Su aspecto, unas veces sano o pleno y otras mermado hasta la patética visión del tubo de cartón representa el primer punto de un fatal itinerario cuya meta será la nada. De este modo la primera negación (¿oral?) del papel higiénico lo convierte en el eslabón inaugural de una escalinata invertida y en cuyo colofón se cumplirá la definitiva pestilencia del sumidero.
En la casa ese sumidero final no se ve nunca en su entera realidad, es confuso en el lavabo o el fregadero y compulsivamente se trata de perder de vista en la taza del ¿sanitario?. No se ve, por lo tanto, plenamente ni en su consecuencia profunda. En aquella profundidad donde las aguas se mezclan y la mescolanza forma una melaza opuesta a la compota, un puchero opuesto al estofado, un mundo inmundo, antagonista de éste mundo.

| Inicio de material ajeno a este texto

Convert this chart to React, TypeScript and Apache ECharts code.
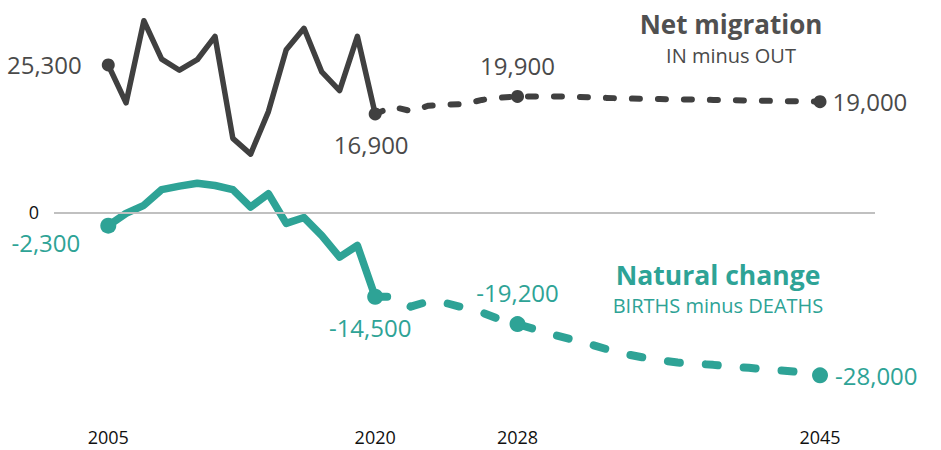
import React, { useEffect, useRef } from "react";
import * as echarts from "echarts";

// ---- data ----
const histYears = [2005, 2006, 2007, 2008, 2009, 2010, 2011, 2012, 2013, 2014, 2015, 2016, 2017, 2018, 2019, 2020];
const netHist = [25300, 18800, 32900, 26300, 24400, 26200, 30200, 12700, 10000, 17300, 27900, 31600, 24100, 20900, 30200, 16900];
const natHist = [-2300, -200, 1200, 3900, 4500, 5000, 4600, 3900, 900, 3200, -1900, -900, -4000, -7700, -5700, -14500];

const projYears = [2020, 2021, 2022, 2023, 2024, 2025, 2026, 2027, 2028, 2029, 2030, 2031, 2032, 2033, 2034, 2035, 2036, 2037, 2038, 2039, 2040, 2041, 2042, 2043, 2044, 2045];
const netProj = [16900, 18100, 17400, 18300, 18500, 18600, 19300, 19700, 19900, 19900, 19900, 19850, 19750, 19650, 19550, 19500, 19450, 19400, 19350, 19300, 19250, 19200, 19150, 19100, 19050, 19000];
const natProj = [-14500, -14500, -16200, -15300, -15600, -16400, -17200, -18400, -19200, -20100, -21000, -21800, -22600, -23500, -24300, -24900, -25400, -25800, -26000, -26200, -26500, -26700, -27000, -27200, -27500, -28000];

const xTickLabels = [2005, 2020, 2028, 2045];
const yTickLabels = [0];

const NET_COLOR = "#404040";
const NET_TEXT = "#4a4a4a";
const NAT_COLOR = "#2ea396";
const FONT = "'Open Sans', 'Noto Sans', sans-serif";

type LabelCfg = { position: any; distance: number; offset?: [number, number] };

function buildData(xs: number[], ys: number[], size: number, color: string, labels: Record<number, LabelCfg>) {
  return xs.map((x, i) => {
    const cfg = labels[x];
    if (!cfg) return { value: [x, ys[i]] };
    return {
      value: [x, ys[i]],
      symbol: "circle",
      symbolSize: size,
      label: {
        show: true,
        position: cfg.position,
        distance: cfg.distance,
        offset: cfg.offset || [0, 0],
        color,
        fontSize: 24,
        fontFamily: FONT,
        formatter: (p: any) => Number(p.value[1]).toLocaleString("en-US"),
      },
    };
  });
}

export default function App() {
  const ref = useRef<HTMLDivElement>(null);
  useEffect(() => {
    document.body.style.margin = "0";
    const chart = echarts.init(ref.current!, null, { renderer: "svg" });
    const option: any = {
      animation: false,
      textStyle: { fontFamily: FONT },
      grid: { left: 54, right: 66, top: 8.5, bottom: 33.9, containLabel: false },
      xAxis: {
        type: "value",
        min: 2001.95,
        max: 2048.09,
        axisLine: { show: false },
        axisTick: { show: false },
        splitLine: { show: false },
        axisLabel: {
          customValues: xTickLabels,
          color: "#111",
          fontSize: 18,
          margin: 12,
          fontFamily: FONT,
          formatter: (v: number) => String(v),
        },
      },
      yAxis: {
        type: "value",
        min: -35000,
        max: 35000,
        axisLine: { show: false },
        axisTick: { show: false },
        splitLine: { show: false },
        axisLabel: {
          customValues: yTickLabels,
          color: "#111",
          fontSize: 18,
          margin: 15,
          fontFamily: FONT,
          formatter: (v: number) => String(v),
        },
      },
      graphic: [
        { type: "text", x: 731, y: 24, style: { text: "Net migration", fill: "#505050", font: `bold 26px ${FONT}`, textAlign: "center", textVerticalAlign: "middle" } },
        { type: "text", x: 731, y: 55, style: { text: "IN minus OUT", fill: NET_TEXT, font: `20px ${FONT}`, textAlign: "center", textVerticalAlign: "middle" } },
        { type: "text", x: 718, y: 275, style: { text: "Natural change", fill: NAT_COLOR, font: `bold 26.5px ${FONT}`, textAlign: "center", textVerticalAlign: "middle" } },
        { type: "text", x: 718, y: 305, style: { text: "BIRTHS minus DEATHS", fill: NAT_COLOR, font: `20px ${FONT}`, textAlign: "center", textVerticalAlign: "middle" } },
      ],
      series: [
        {
          type: "line",
          name: "zero",
          data: [],
          markLine: {
            silent: true,
            symbol: ["none", "none"],
            label: { show: false },
            lineStyle: { color: "#c0c0c0", width: 2, type: "solid" },
            data: [{ yAxis: 0 }],
          },
          z: 1,
        },
        {
          type: "line",
          name: "Net migration",
          symbol: "none",
          data: buildData(histYears, netHist, 13, NET_TEXT, {
            2005: { position: "left", distance: 20 },
            2020: { position: "bottom", distance: 12, offset: [-4, 0] },
          }),
          lineStyle: { color: NET_COLOR, width: 5.5, join: "round", cap: "round" },
          itemStyle: { color: NET_COLOR },
          z: 3,
        },
        {
          type: "line",
          name: "Net migration projection",
          symbol: "none",
          data: buildData(projYears, netProj, 13, NET_TEXT, {
            2028: { position: "top", distance: 12 },
            2045: { position: "right", distance: 6 },
          }),
          lineStyle: { color: NET_COLOR, width: 6, type: [8, 18], cap: "round", join: "round" },
          itemStyle: { color: NET_COLOR },
          z: 3,
        },
        {
          type: "line",
          name: "Natural change",
          symbol: "none",
          data: buildData(histYears, natHist, 16, NAT_COLOR, {
            2005: { position: "left", distance: 20, offset: [0, 17] },
            2020: { position: "bottom", distance: 11, offset: [-5, 0] },
          }),
          lineStyle: { color: NAT_COLOR, width: 7.5, join: "round", cap: "round" },
          itemStyle: { color: NAT_COLOR },
          z: 2,
        },
        {
          type: "line",
          name: "Natural change projection",
          symbol: "none",
          data: buildData(projYears, natProj, 16, NAT_COLOR, {
            2028: { position: "top", distance: 12 },
            2045: { position: "right", distance: 7 },
          }),
          lineStyle: { color: NAT_COLOR, width: 8, type: [12, 26], cap: "round", join: "round" },
          itemStyle: { color: NAT_COLOR },
          z: 2,
        },
      ],
    };
    chart.setOption(option);
    return () => chart.dispose();
  }, []);
  return <div ref={ref} style={{ width: 941, height: 450 }} />;
}
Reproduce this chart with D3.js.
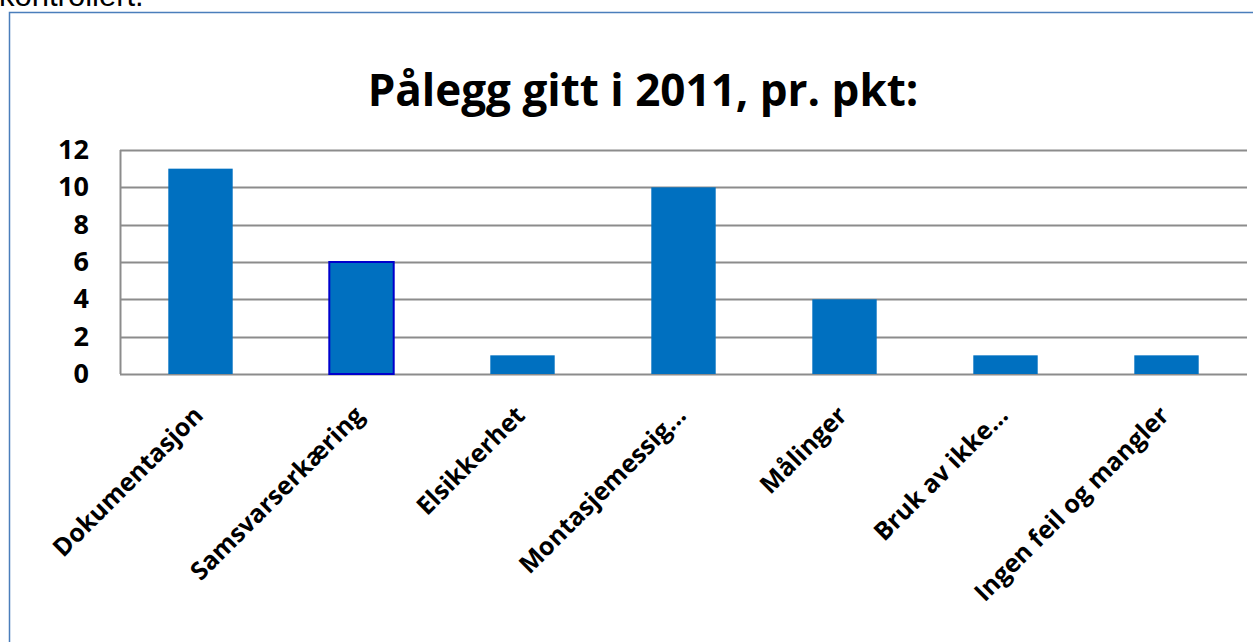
<!DOCTYPE html>
<html>
<head>
<meta charset="utf-8">
<script src="https://cdn.jsdelivr.net/npm/d3@7"></script>
<style>
    body { margin: 0; background: #fff; }
    svg { display: block; }
</style>
</head>
<body>
<svg id="chart"></svg>
<script>
// chart data
var categories = ["Dokumentasjon", "Samsvarserkæring", "Elsikkerhet", "Montasjemessig...",
    "Målinger", "Bruk av ikke...", "Ingen feil og mangler"];
var values = [11, 6, 1, 10, 4, 1, 1];
var yTicks = [0, 2, 4, 6, 8, 10, 12];
var title = "Pålegg gitt i 2011, pr. pkt:";

var width = 1253,
    height = 642,
    margin = {top: 150, bottom: 268, left: 120, right: 6};

var svg = d3.select("#chart")
    .attr("width", width)
    .attr("height", height);

// text cut off above the frame
svg.append("text")
    .attr("x", -1)
    .attr("y", 6)
    .style("font-family", "Liberation Sans, Arial, sans-serif")
    .style("font-size", "31px")
    .text("kontrollert.");

// frame of the chart object
svg.append("rect")
    .attr("x", 9.5)
    .attr("y", 12.5)
    .attr("width", 1300)
    .attr("height", 700)
    .attr("fill", "none")
    .attr("stroke", "#4a7ebb")
    .attr("stroke-width", 1.5);

svg.append("text")
    .attr("x", 643)
    .attr("y", 106)
    .attr("text-anchor", "middle")
    .style("font-family", "Open Sans, sans-serif")
    .style("font-weight", "bold")
    .style("font-size", "44px")
    .text(title);

var innerWidth = width - margin.left - margin.right;
var innerHeight = height - margin.top - margin.bottom;

var xScale = d3.scaleBand()
    .domain(categories)
    .range([0, innerWidth])
    .paddingInner(0.6)
    .paddingOuter(0.3);

var yScale = d3.scaleLinear()
    .domain([0, 12])
    .range([innerHeight, 0]);

var g = svg.append("g")
    .attr("transform", "translate(" + margin.left + "," + margin.top + ")");

// gridlines
g.selectAll(".grid")
    .data(yTicks)
    .enter().append("line")
    .attr("class", "grid")
    .attr("x1", 0)
    .attr("x2", innerWidth)
    .attr("y1", function (d) { return Math.round(yScale(d)) + 0.5; })
    .attr("y2", function (d) { return Math.round(yScale(d)) + 0.5; })
    .attr("stroke", "#8c8c8c")
    .attr("stroke-width", 2);

g.append("line")
    .attr("x1", 0.5).attr("x2", 0.5)
    .attr("y1", 0).attr("y2", innerHeight)
    .attr("stroke", "#8c8c8c")
    .attr("stroke-width", 2);

var yAxis = d3.axisLeft(yScale).tickValues(yTicks).tickSize(0).tickPadding(31);
var yAxisG = g.append("g").call(yAxis);
yAxisG.select(".domain").remove();
yAxisG.selectAll("text")
    .style("font-family", "Open Sans, sans-serif")
    .style("font-weight", "bold")
    .style("font-size", "27px")
    .attr("fill", "#000");

g.selectAll(".bar")
    .data(values)
    .enter().append("rect")
    .attr("class", "bar")
    .attr("x", function (d, i) { return xScale(categories[i]); })
    .attr("y", function (d) { return yScale(d); })
    .attr("width", xScale.bandwidth())
    .attr("height", function (d) { return innerHeight - yScale(d); })
    .attr("fill", "#0070c0")
    .attr("stroke", function (d, i) { return i === 1 ? "#0000cc" : "none"; })
    .attr("stroke-width", 2);

// rotated category labels
g.selectAll(".xlabel")
    .data(categories)
    .enter().append("text")
    .attr("class", "xlabel")
    .attr("text-anchor", "end")
    .attr("transform", function (d) {
        var cx = xScale(d) + xScale.bandwidth() / 2 + 4;
        return "translate(" + cx + "," + (innerHeight + 43) + ") rotate(-45)";
    })
    .style("font-family", "Open Sans, sans-serif")
    .style("font-weight", "bold")
    .style("font-size", "25px")
    .text(function (d) { return d; });
</script>
</body>
</html>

Es, por tanto, así como la fuerte carga humana del papel higiénico ha hecho imposible, desde que lo inventaron los chinos hace muchos siglos, expulsarlo del hogar. En sustitución del rechazo efectivo la forclusión lacaniana. El olvido extremo del papel higiénico que en la medida de su presencia impoluta preludia el contraste de su polución. Suciedad no de esto o de aquello, no de un día u otro aisladamente, sino suciedad personal regular y asidua, suciedad tan adherida al sujeto que bastará una reflexión superficial, un roce apenas, para adquirir de sí mismo una cierta consideración de bardoma. Hogareños productores de materia fecal, irremediables secretores de excremento, preludios de desintegración, hediondas señales de la muerte que todavía sinuosamente, intestinalmente, sigue avanzando desde adentro.